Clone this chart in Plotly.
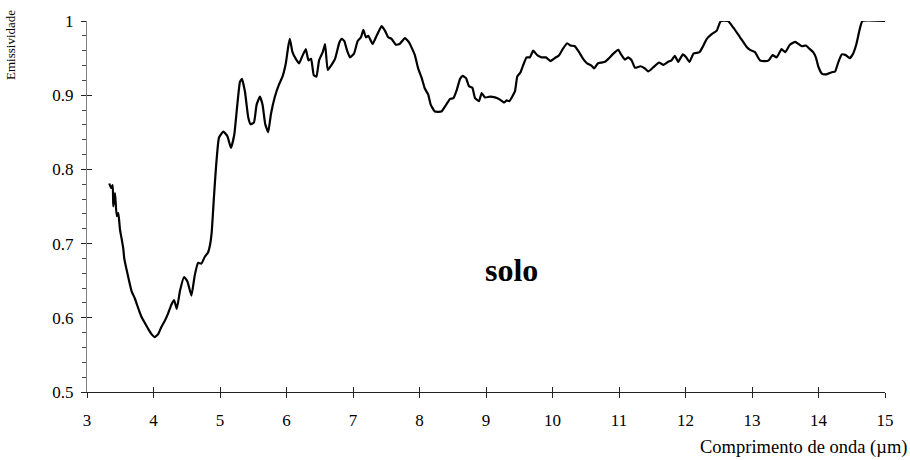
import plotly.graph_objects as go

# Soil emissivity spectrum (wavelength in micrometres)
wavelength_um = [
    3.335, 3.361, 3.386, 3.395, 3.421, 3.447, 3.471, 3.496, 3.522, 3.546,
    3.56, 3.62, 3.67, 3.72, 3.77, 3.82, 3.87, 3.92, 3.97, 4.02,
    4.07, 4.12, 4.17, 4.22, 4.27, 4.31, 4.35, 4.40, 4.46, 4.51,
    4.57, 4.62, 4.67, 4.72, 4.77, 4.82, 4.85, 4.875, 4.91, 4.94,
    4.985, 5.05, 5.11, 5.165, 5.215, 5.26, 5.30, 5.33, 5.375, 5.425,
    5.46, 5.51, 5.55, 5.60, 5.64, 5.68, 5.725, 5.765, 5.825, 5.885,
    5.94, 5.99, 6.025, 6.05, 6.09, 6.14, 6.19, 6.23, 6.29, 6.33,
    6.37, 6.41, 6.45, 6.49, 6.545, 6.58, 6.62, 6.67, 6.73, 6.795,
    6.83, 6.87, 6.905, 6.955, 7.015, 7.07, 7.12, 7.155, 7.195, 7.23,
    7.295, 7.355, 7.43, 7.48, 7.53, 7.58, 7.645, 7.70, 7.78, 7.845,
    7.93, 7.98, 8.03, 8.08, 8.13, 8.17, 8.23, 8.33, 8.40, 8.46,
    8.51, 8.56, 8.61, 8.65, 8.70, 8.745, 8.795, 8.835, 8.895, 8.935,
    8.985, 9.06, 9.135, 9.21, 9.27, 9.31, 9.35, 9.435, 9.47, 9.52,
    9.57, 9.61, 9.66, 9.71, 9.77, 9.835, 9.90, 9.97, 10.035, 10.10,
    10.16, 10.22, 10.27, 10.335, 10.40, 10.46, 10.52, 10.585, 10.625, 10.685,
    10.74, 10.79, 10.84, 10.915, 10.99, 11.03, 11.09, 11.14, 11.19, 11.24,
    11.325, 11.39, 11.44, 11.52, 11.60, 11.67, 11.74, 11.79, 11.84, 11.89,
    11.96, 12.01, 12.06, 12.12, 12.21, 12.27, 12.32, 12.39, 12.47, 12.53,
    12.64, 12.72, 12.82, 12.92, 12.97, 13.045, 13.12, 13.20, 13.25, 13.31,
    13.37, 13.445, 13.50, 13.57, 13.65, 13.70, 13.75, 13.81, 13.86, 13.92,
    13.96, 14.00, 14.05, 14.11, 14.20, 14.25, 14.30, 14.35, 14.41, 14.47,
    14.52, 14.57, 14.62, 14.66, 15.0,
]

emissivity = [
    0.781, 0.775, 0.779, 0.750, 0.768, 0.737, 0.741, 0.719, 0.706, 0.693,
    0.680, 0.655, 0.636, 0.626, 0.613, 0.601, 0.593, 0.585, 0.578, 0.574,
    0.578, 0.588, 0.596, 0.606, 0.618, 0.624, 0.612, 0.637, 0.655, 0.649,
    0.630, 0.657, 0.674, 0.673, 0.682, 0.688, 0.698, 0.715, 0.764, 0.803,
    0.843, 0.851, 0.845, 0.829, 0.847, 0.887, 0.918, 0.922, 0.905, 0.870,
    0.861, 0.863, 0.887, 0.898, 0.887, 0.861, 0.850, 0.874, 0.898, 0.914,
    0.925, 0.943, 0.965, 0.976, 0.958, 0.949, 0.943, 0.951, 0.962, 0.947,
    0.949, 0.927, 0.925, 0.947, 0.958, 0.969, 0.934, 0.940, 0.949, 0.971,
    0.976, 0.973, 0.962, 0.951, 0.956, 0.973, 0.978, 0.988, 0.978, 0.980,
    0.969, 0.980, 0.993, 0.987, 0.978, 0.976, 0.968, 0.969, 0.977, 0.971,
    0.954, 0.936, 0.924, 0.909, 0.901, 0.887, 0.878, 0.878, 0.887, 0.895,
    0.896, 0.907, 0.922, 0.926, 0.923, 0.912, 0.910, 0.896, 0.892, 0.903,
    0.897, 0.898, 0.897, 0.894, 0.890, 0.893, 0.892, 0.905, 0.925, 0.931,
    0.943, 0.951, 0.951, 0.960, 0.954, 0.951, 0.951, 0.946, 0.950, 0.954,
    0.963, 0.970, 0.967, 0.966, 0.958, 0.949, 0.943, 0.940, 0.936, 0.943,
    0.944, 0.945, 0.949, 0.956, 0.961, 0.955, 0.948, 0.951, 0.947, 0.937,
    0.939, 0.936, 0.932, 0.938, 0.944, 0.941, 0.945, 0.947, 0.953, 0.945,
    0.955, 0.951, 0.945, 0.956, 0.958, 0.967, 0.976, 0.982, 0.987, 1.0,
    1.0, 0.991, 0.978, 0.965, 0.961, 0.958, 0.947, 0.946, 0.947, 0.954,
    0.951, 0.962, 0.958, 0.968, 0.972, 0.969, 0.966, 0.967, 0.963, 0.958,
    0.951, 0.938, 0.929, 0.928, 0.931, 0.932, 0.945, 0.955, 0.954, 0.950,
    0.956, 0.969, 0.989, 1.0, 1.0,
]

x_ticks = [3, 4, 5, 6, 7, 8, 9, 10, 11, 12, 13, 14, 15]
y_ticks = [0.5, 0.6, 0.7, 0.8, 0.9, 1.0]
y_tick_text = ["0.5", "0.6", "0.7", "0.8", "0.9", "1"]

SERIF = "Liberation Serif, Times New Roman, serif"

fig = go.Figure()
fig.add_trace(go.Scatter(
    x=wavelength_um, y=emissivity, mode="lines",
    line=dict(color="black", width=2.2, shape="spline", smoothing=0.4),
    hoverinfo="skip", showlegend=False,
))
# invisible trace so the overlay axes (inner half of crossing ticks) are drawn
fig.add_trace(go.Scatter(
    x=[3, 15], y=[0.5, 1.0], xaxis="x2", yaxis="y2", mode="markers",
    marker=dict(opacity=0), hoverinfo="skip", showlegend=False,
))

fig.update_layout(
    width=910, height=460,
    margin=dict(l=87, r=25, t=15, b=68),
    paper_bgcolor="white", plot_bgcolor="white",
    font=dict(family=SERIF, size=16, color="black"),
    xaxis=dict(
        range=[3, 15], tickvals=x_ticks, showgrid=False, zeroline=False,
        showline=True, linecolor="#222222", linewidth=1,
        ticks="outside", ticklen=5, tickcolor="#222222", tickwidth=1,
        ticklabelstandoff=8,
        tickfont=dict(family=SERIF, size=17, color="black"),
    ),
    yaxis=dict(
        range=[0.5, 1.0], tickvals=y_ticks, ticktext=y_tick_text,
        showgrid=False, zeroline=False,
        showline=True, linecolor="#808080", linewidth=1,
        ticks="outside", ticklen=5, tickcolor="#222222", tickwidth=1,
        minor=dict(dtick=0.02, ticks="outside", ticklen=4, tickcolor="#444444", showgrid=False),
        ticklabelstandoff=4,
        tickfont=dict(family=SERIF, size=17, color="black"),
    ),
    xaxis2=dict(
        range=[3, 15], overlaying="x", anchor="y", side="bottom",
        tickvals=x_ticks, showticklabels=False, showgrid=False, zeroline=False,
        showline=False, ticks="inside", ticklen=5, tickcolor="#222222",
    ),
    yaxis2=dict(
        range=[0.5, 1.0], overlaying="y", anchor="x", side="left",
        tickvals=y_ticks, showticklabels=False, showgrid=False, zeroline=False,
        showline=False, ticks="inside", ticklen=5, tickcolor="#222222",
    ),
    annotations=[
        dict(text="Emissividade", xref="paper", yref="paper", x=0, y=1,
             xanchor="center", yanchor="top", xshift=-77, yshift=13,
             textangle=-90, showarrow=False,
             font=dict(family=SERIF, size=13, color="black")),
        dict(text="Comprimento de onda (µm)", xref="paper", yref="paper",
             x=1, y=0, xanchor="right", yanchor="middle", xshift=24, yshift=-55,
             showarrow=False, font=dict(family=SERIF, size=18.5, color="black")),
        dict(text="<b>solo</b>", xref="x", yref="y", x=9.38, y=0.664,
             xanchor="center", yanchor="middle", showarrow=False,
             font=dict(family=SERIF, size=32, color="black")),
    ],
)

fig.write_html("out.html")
· · · · ·
** TASK INSTRUCTIONS **
Write out exactly the lines between the start of the data and the line with "import plotly.graph_objects as go", including both, but none of the pictures.

** EXERCISE ANSWER **
Clone this chart in Plotly.
import plotly.graph_objects as go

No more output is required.